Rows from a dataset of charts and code
┌──
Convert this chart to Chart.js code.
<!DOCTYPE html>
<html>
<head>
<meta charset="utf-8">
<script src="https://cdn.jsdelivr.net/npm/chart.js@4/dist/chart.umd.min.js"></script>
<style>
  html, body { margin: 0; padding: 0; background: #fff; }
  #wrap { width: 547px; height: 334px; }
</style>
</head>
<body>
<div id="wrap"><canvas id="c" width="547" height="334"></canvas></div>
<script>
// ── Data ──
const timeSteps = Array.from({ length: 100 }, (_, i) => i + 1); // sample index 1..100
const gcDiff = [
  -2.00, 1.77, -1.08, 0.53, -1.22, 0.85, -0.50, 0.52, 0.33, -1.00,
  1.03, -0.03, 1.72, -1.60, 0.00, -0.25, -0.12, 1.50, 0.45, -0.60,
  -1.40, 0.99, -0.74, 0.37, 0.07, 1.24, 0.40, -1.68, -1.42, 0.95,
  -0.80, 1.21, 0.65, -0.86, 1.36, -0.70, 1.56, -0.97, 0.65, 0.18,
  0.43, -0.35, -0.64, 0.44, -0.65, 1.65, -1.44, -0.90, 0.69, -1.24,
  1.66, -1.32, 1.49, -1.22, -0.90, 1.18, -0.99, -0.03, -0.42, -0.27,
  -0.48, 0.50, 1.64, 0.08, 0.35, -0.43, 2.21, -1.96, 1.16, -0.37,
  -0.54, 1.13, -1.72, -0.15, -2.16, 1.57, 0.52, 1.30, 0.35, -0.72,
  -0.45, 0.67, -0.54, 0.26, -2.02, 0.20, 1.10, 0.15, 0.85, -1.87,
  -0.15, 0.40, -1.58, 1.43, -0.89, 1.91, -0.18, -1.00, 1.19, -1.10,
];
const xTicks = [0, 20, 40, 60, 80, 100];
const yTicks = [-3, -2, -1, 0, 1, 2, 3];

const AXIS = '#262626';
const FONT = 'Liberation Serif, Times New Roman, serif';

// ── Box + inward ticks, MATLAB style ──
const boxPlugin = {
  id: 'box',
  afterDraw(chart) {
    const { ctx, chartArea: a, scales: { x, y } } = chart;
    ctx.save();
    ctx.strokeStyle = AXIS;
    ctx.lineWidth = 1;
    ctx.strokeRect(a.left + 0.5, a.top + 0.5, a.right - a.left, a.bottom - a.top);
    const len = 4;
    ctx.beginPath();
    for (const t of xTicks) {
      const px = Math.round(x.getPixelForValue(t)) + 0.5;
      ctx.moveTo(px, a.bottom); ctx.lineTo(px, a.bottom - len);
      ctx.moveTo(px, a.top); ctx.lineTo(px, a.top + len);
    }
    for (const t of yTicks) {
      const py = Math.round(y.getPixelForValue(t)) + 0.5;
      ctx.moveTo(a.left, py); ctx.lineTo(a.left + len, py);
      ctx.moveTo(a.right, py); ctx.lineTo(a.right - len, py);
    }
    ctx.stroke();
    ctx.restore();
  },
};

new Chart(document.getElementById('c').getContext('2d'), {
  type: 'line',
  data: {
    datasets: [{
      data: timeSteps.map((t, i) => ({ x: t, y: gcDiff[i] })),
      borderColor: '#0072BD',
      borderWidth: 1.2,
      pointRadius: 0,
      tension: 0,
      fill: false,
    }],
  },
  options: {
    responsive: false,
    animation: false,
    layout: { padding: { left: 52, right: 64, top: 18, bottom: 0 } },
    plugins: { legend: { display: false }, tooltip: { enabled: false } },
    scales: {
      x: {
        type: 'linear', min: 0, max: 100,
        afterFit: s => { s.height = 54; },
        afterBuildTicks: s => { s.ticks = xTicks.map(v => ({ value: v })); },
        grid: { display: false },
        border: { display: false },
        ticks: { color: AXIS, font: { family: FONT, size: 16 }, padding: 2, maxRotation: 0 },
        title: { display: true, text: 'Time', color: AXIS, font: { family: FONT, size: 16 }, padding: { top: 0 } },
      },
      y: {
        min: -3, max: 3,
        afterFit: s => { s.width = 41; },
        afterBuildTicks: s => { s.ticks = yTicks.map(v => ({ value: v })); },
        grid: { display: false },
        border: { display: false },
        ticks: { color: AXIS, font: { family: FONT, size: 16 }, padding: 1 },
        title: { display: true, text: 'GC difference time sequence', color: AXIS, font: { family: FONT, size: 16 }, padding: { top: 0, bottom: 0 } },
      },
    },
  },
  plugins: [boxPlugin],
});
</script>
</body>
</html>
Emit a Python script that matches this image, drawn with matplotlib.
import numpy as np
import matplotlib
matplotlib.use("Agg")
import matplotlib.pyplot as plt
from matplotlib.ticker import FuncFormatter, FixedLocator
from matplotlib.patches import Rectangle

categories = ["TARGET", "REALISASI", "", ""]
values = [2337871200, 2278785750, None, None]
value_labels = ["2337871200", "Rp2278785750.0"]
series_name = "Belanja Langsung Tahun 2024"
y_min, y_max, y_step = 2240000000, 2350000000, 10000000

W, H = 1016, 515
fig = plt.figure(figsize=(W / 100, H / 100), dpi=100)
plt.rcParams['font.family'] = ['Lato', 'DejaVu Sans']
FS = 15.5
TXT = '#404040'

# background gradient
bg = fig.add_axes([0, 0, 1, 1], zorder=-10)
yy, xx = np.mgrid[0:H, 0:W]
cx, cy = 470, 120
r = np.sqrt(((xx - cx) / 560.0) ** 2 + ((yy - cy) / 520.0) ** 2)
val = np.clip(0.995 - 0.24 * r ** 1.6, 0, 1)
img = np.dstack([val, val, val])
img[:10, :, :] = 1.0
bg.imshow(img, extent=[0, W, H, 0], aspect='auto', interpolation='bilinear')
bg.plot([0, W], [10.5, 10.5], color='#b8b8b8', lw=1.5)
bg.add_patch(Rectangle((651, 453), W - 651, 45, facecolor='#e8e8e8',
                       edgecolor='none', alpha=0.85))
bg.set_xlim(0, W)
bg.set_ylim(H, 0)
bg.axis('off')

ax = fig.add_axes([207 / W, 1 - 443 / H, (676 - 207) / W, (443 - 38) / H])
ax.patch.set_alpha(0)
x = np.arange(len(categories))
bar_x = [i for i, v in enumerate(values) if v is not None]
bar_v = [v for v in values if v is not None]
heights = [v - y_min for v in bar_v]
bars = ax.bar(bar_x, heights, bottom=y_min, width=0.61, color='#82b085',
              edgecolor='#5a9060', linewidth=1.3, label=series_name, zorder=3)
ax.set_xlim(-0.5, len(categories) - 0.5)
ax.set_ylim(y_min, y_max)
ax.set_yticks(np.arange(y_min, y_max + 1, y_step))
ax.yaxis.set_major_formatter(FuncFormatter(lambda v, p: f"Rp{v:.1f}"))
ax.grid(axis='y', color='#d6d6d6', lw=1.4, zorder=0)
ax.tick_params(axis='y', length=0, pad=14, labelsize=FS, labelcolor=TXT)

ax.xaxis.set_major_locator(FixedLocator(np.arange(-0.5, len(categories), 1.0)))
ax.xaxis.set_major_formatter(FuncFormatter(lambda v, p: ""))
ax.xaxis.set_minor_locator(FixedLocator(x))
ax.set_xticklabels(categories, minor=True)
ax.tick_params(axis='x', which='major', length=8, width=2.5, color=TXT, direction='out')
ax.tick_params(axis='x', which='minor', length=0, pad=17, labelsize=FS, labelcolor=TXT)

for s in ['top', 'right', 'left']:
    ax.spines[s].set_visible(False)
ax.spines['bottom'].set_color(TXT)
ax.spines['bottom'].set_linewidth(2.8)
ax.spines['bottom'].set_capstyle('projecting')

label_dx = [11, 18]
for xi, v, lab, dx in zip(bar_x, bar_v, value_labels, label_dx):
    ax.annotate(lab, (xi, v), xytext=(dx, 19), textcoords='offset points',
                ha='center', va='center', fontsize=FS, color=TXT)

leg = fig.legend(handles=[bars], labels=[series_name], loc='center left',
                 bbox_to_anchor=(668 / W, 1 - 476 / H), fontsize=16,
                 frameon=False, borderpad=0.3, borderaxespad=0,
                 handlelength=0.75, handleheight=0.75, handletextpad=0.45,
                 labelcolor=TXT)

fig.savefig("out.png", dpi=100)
└──
┌──
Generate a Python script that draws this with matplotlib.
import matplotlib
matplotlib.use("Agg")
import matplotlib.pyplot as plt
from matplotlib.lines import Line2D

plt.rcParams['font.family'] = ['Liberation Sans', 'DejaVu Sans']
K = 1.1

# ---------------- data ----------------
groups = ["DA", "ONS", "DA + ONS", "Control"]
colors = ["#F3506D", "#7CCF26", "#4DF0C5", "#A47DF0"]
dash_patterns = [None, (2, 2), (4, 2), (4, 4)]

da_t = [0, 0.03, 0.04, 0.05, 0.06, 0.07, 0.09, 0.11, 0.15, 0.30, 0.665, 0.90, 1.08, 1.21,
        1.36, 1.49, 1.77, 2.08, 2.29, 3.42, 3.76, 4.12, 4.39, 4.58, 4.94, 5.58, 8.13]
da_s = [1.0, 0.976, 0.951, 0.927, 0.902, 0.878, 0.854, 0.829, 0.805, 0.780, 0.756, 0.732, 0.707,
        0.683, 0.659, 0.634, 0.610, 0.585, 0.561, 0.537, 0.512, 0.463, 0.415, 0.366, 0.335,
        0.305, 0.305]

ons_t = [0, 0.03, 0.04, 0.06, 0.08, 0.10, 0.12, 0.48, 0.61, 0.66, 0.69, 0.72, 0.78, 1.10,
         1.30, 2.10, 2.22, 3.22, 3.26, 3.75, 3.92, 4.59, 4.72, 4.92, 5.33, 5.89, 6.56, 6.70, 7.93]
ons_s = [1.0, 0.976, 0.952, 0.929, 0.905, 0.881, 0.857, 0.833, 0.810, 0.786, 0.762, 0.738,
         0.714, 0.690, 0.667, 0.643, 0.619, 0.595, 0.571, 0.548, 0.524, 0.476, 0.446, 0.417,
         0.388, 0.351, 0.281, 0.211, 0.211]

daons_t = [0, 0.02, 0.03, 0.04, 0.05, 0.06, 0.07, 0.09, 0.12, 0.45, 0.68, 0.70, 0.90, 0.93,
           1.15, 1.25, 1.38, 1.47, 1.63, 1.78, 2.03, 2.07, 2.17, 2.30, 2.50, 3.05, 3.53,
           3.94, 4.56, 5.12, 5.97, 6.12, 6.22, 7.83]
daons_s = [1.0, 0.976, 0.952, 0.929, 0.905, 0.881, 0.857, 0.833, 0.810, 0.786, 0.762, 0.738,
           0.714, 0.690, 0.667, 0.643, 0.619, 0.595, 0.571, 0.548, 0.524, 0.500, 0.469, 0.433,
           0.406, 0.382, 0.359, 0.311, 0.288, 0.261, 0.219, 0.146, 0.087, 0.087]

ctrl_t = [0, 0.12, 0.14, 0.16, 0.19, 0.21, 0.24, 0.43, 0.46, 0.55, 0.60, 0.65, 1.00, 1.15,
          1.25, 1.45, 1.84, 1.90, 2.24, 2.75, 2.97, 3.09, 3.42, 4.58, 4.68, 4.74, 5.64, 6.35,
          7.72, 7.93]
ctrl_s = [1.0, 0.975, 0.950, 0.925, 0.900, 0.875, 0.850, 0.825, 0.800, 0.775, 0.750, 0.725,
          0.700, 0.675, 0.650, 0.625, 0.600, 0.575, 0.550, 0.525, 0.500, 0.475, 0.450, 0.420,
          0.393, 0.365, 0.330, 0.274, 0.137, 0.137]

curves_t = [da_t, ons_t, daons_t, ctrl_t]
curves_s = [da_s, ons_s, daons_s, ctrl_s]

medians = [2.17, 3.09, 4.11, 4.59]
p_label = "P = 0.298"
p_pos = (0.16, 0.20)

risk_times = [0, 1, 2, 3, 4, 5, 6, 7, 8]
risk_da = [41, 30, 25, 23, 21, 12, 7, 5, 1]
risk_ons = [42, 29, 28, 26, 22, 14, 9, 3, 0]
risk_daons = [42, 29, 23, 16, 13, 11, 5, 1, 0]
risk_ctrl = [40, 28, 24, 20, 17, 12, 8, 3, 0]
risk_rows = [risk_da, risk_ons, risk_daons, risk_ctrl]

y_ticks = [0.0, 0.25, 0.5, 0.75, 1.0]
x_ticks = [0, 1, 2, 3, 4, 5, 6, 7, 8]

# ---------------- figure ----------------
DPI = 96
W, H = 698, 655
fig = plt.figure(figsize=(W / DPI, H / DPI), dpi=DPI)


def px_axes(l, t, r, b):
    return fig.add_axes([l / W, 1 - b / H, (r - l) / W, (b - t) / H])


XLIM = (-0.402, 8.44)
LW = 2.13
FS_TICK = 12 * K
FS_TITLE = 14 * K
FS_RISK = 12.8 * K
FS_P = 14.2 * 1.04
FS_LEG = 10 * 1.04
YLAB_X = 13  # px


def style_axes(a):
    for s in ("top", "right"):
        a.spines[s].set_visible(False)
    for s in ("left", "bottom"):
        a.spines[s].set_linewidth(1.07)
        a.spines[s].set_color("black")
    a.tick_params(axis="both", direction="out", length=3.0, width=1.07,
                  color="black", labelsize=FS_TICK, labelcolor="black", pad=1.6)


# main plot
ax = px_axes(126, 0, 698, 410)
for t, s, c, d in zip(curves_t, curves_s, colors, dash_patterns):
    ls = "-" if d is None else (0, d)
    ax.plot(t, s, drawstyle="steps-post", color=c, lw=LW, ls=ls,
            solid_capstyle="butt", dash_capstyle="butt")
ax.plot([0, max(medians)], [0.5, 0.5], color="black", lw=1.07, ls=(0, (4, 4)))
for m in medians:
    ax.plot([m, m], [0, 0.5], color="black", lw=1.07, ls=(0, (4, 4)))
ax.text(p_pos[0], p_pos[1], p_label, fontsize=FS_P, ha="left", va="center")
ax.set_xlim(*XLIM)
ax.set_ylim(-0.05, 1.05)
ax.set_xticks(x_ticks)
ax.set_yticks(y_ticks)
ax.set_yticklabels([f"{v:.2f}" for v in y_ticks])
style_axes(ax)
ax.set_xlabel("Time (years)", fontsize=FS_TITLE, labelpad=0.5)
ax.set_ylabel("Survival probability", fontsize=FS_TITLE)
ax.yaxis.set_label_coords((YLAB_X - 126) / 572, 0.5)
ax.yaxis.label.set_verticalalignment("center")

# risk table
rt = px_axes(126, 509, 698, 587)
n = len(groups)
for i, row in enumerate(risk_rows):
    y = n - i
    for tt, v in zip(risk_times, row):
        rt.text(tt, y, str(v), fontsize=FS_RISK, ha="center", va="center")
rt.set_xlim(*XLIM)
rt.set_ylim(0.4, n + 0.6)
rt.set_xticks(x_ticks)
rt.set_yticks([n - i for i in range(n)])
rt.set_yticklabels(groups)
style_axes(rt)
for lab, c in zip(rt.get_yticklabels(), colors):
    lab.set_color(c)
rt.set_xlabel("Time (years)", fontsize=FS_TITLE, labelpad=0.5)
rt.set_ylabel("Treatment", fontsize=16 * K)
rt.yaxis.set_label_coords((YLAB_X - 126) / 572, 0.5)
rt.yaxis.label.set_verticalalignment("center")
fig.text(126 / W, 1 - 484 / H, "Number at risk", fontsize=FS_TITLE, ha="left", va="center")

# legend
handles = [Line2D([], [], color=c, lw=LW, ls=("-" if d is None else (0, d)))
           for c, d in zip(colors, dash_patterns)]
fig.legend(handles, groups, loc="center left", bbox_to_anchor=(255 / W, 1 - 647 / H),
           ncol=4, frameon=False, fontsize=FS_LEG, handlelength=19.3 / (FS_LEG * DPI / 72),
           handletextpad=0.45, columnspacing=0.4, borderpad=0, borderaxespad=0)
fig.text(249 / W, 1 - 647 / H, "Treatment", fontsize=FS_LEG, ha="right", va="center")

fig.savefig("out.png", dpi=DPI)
└──
## PROBLEM TO WORK ON:
Print the lines from the line containing "Generate a Python" to the line containing "dash_patterns = [None, (2, 2), (4, 2), (4, 4)]", both ends included, exactly and with nothing added.

## EXERCISE RESULT:
Generate a Python script that draws this with matplotlib.
import matplotlib
matplotlib.use("Agg")
import matplotlib.pyplot as plt
from matplotlib.lines import Line2D

plt.rcParams['font.family'] = ['Liberation Sans', 'DejaVu Sans']
K = 1.1

# ---------------- data ----------------
groups = ["DA", "ONS", "DA + ONS", "Control"]
colors = ["#F3506D", "#7CCF26", "#4DF0C5", "#A47DF0"]
dash_patterns = [None, (2, 2), (4, 2), (4, 4)]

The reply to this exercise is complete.